Each period can have many adaptation sets, each adaptation set can have many representation, and each representation can have many segments.
\subsubsection{Periods}
Periods are used to delimit content depending on the time. It can be used to delimit chapters, or to add advertisements that occur at the beginning, during or at the end of a video.
\subsubsection{Adaptation sets}
Adaptation sets are used to delimit content depending of the format.
Each adaptation set has a mime-type, and all the representations and segments that it contains share this mime-type.
In videos, most of the time, each period has at least one adaptation set containing the images, and one adaptation set containing the sound.
\subsubsection{Representations}
The representation level is the level DASH uses to offer the same content at different levels of resolution.
For example, a adaptation set containing images have a representation for each available resolution (it might be 480p, 720p, 1080p, etc\ldots).

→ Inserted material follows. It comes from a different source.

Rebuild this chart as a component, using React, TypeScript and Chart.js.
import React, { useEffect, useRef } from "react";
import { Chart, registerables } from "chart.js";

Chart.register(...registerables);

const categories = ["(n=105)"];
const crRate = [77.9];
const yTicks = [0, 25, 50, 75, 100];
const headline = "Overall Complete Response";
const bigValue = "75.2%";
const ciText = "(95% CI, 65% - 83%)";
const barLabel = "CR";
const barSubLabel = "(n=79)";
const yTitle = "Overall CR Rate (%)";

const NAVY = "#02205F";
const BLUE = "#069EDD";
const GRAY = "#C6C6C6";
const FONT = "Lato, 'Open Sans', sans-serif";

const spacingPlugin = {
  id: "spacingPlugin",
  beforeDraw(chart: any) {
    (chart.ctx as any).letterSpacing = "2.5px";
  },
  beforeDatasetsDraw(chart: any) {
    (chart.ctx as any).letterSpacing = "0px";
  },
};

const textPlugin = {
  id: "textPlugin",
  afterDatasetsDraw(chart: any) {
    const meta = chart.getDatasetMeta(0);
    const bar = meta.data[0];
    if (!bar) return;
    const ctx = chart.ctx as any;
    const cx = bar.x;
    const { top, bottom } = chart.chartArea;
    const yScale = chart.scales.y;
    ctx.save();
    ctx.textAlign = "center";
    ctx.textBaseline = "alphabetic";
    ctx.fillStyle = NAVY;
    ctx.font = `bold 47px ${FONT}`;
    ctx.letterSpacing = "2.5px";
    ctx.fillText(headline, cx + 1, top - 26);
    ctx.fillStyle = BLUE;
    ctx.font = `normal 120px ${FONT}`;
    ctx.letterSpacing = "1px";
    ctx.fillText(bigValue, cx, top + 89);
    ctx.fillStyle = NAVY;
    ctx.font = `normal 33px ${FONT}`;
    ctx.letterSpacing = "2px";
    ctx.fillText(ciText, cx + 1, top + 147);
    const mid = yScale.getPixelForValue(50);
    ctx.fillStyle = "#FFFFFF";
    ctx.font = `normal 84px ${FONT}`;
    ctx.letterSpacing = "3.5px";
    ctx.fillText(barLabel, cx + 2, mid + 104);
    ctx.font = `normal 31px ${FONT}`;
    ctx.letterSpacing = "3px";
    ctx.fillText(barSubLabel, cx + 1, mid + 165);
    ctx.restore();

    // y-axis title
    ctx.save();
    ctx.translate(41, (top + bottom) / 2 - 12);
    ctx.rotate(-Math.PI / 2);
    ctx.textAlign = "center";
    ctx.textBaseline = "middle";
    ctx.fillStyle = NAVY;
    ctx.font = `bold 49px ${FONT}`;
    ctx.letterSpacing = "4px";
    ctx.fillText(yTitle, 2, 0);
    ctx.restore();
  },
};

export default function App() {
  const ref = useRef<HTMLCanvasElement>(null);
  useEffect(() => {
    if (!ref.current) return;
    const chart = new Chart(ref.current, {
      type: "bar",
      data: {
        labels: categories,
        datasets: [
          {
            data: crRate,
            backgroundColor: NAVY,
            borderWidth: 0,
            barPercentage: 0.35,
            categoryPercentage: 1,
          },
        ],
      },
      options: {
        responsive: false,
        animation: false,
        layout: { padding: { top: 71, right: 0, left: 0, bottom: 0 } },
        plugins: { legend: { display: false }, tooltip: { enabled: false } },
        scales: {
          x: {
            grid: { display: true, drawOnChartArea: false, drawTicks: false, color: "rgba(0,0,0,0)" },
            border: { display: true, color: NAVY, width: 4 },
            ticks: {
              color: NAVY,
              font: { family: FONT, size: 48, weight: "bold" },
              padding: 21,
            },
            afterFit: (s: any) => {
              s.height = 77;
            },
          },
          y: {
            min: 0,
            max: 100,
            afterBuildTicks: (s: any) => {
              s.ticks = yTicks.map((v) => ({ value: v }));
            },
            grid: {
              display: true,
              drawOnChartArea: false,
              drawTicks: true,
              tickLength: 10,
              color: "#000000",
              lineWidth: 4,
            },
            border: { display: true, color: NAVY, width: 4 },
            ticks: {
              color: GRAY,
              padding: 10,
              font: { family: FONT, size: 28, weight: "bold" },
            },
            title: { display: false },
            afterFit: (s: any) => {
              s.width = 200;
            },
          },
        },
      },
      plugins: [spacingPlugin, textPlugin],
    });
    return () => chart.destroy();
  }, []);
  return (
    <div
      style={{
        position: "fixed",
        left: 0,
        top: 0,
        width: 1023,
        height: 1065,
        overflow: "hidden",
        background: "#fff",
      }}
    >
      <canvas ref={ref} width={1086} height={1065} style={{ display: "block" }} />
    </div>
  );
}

This allows a user to choose its representation and change it during the video, but most importantly, since the software is able to estimate its downloading speed based on the time it took to download data in the past, it is able to find the optimal resolution, being the highest resolution that arrives on time to avoid stalling.
\subsubsection{Segments}
Until this level of the MPD, content can be long.
For example, a representation of images of a chapter of a movie can be heavy and long to download.

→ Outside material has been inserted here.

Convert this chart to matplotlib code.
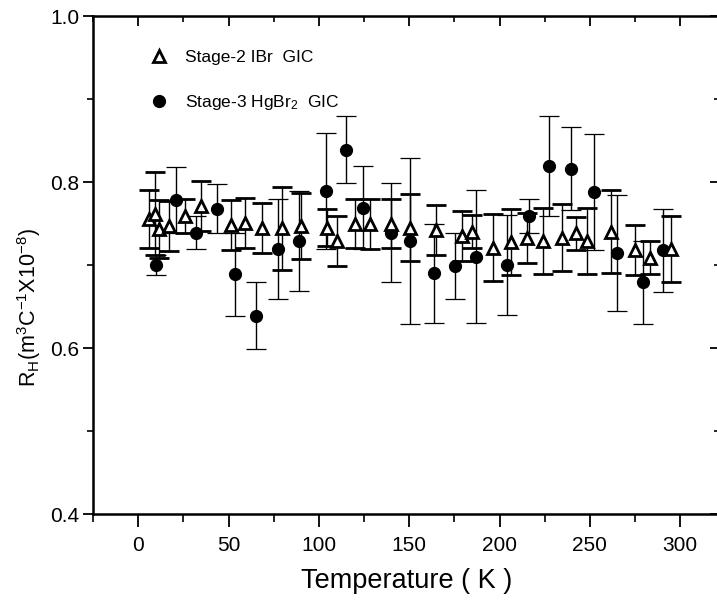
import matplotlib
matplotlib.use("Agg")
import matplotlib.pyplot as plt
from matplotlib import font_manager
from matplotlib.lines import Line2D
from matplotlib.ticker import MultipleLocator
import numpy as np

# Stage-2 IBr GIC (open triangles)
ibr_temp = [5.8, 9.4, 11.5, 17.0, 26.0, 34.9, 51.1, 59.3, 68.8, 79.6, 90.3,
            104.7, 109.9, 119.8, 128.4, 139.8, 150.6, 164.6, 179.0, 184.5,
            196.3, 206.2, 215.2, 224.1, 234.3, 242.2, 248.5, 261.4, 275.1,
            283.2, 294.7]
ibr_rh = [0.755, 0.762, 0.743, 0.747, 0.759, 0.771, 0.748, 0.751, 0.745,
          0.744, 0.747, 0.745, 0.729, 0.750, 0.749, 0.750, 0.745, 0.742,
          0.735, 0.740, 0.721, 0.728, 0.733, 0.729, 0.733, 0.738, 0.729,
          0.740, 0.718, 0.709, 0.719]
ibr_err = [0.035, 0.05, 0.035, 0.03, 0.02, 0.03, 0.03, 0.03, 0.03, 0.05, 0.04,
           0.022, 0.03, 0.03, 0.03, 0.03, 0.04, 0.03, 0.03, 0.02, 0.04, 0.04,
           0.03, 0.04, 0.04, 0.02, 0.04, 0.05, 0.03, 0.02, 0.04]

# Stage-3 HgBr2 GIC (filled circles)
hgbr_temp = [9.8, 20.8, 31.9, 43.7, 53.7, 65.2, 77.4, 88.8, 104.0, 114.9,
             124.7, 139.8, 150.6, 163.5, 175.3, 187.1, 204.1, 216.1, 227.4,
             239.3, 252.5, 264.9, 279.2, 290.6]
hgbr_rh = [0.700, 0.778, 0.739, 0.768, 0.689, 0.639, 0.719, 0.729, 0.789,
           0.839, 0.769, 0.739, 0.729, 0.690, 0.699, 0.710, 0.700, 0.759,
           0.819, 0.816, 0.788, 0.714, 0.679, 0.718]
hgbr_err = [0.012, 0.04, 0.02, 0.03, 0.05, 0.04, 0.06, 0.06, 0.07, 0.04,
            0.05, 0.06, 0.10, 0.06, 0.04, 0.08, 0.06, 0.02, 0.06, 0.05,
            0.07, 0.07, 0.05, 0.05]

names = {f.name for f in font_manager.fontManager.ttflist}
base_font = "Liberation Sans Narrow" if "Liberation Sans Narrow" in names else "Liberation Sans"
plt.rcParams["font.family"] = [base_font, "DejaVu Sans"]
plt.rcParams["mathtext.fontset"] = "custom"
plt.rcParams["mathtext.rm"] = base_font
plt.rcParams["mathtext.it"] = base_font

fig = plt.figure(figsize=(7.17, 6.0), dpi=100)
ax = fig.add_axes([93 / 717, 86 / 600, 627 / 717, 498 / 600])

ax.errorbar(ibr_temp, ibr_rh, yerr=ibr_err, fmt="^", ms=8, mfc="white",
            mec="black", mew=2.0, ecolor="black", elinewidth=1.0,
            capsize=7, capthick=0.9, zorder=3)
ax.errorbar(hgbr_temp, hgbr_rh, yerr=hgbr_err, fmt="o", ms=8.5, mfc="black",
            mec="black", ecolor="black", elinewidth=1.0,
            capsize=7, capthick=0.9, zorder=2)

ax.set_xlim(-25, 322)
ax.set_ylim(0.4, 1.0)
ax.xaxis.set_major_locator(MultipleLocator(50))
ax.xaxis.set_minor_locator(MultipleLocator(25))
ax.yaxis.set_major_locator(MultipleLocator(0.2))
ax.yaxis.set_minor_locator(MultipleLocator(0.1))
ax.yaxis.set_major_formatter(matplotlib.ticker.FormatStrFormatter("%.1f"))
ax.tick_params(which="major", direction="out", length=7, width=1.3, labelsize=15, pad=3)
ax.tick_params(which="minor", direction="out", length=4, width=1.2)
ax.tick_params(axis="x", which="major", length=9, pad=7)
ax.tick_params(axis="x", which="minor", length=6)

for side in ["left", "bottom", "top", "right"]:
    ax.spines[side].set_linewidth(1.8)

top = ax.secondary_xaxis("top")
top.xaxis.set_major_locator(MultipleLocator(50))
top.xaxis.set_minor_locator(MultipleLocator(25))
top.tick_params(which="major", direction="in", length=7, width=1.3, labeltop=False)
top.tick_params(which="minor", direction="in", length=4, width=1.2)
right = ax.secondary_yaxis("right")
right.yaxis.set_major_locator(MultipleLocator(0.2))
right.yaxis.set_minor_locator(MultipleLocator(0.1))
right.tick_params(which="major", direction="in", length=7, width=1.3, labelright=False)
right.tick_params(which="minor", direction="in", length=4, width=1.2)

ax.set_xlabel("Temperature ( K )", fontsize=19.5, labelpad=9)
ax.set_ylabel(r"R$_{\mathrm{H}}$(m$^{\mathrm{3}}$C$^{\mathrm{-1}}$X10$^{\mathrm{-8}}$)",
              fontsize=15.5, labelpad=4)
ax.yaxis.set_label_coords(-0.08, 0.415)

handles = [
    Line2D([], [], ls="none", marker="^", ms=8, mfc="white", mec="black", mew=2.0),
    Line2D([], [], ls="none", marker="o", ms=8.5, mfc="black", mec="black"),
]
labels = ["Stage-2 IBr  GIC", r"Stage-3 HgBr$_{\mathrm{2}}$  GIC"]
ax.legend(handles, labels, loc="upper left", bbox_to_anchor=(0.066, 0.963),
          frameon=False, fontsize=12.5, handlelength=1.0, handletextpad=1.0,
          labelspacing=1.6)

fig.savefig("out.png")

However, downloading heavy files is not suitable for streaming because it prevents the dynamicity of it: if the user requests to change the level of resolution of a video, the system would either have to wait until the file is totally downloaded, or cancel the request, making all the progress done unusable.

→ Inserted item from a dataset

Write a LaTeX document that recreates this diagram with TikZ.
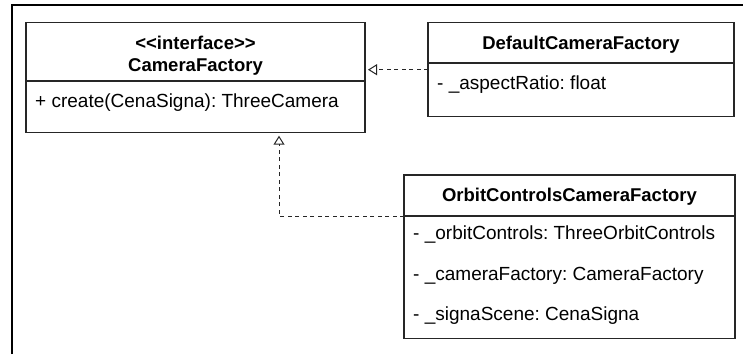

Segments are used to prevent this behaviour. They typically encode files that last approximately one second of video, and give the software a great ability to dynamically adapt to the system. If a user wants to seek somewhere else in the video, only one second of data can be lost, and only one second of data has to be downloaded for the playback to resume.
\subsection{Client side computation}
Once a video is encoded in DASH format, once the files have been structured and the MPD has been generated, they can simply be put on a static HTTP server that does no computation other than serving files when it receives requests.
All the intelligence and the decision making is moved to the client side.
A client typically starts by downloading the MPD file, and then proceeds on downloading segments of the different adaptation sets that he needs, estimating itself its downloading speed and choosing itself whether it needs to change representation or not.
\subsection{On our way to DASH-3D}
DASH is made to be format agnositic, and even though it is almost only applied for video streaming nowadays, we believe it is still suitable for 3D streaming. Even though periods are not much of a use in the case of a scene that doesn't evolve as time goes by, but adaptation sets allow us to separate our content between geometry and textures, and gives answers to the questions that were addresed in the conclusion of the previous chapter.